A device that is hard at work can offer clues about the information it is handling. These clues include its power consumption, acoustic properties, electromagnetic radiation, or the time it takes for a specific component to complete a task.

In what’s known as a side-channel attack, experts can use specialized tools to monitor these properties and use the data they gather to infer what’s happening inside a device. For example, a hacker could hook up a resistor to the iPhone’s internal circuits and read the amount of energy that flows by with each passcode attempt. Ben-Gurion University’s Mimran likens it to putting your ear up to a safe, listening for a satisfying click as you turn the dial.

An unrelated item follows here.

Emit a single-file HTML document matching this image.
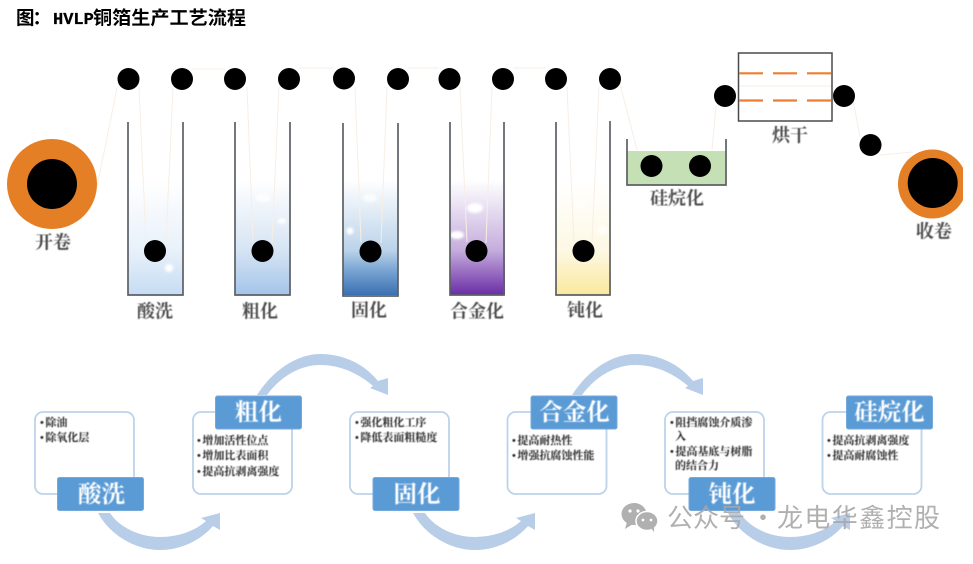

While Cunningham of the IEEE Cybersecurity Initiative says a hacker wouldn’t likely be able to read a PIN or passcode through this method, a would-be invader could almost certainly glean details about the size or complexity of the key and the nature of the cryptographic system within.

For example, a passcode retrieval process that relies on a form of encryption called Montgomery multiplication requires a chip to repeatedly square a large string of numbers. Eventually, it instructs the chip to multiply its result with the last integer used in this massive calculation. Depending on the integers and at what point the chip performs this computation, this process could require more or less energy.

Rice University’s Wallach says the best place to start when mounting a side channel attack would be to order specs on the iPhone 5C from a company such as Chipworks or iFixit. These firms specialize in breaking down commercial devices and writing detailed reports about their components, as well as offering their best guesses as to how information flows throughout a device.

But even with a cheat sheet, a side channel attack is also a very delicate process given the tiny wires and chips that make up a smartphone’s circuitry and internal components. What’s more, chipmakers have wisened up to this strategy, so many now install features that cause a chip to generate electromagnetic noise or maintain a steady power draw no matter what function they’re performing in order to confuse attackers.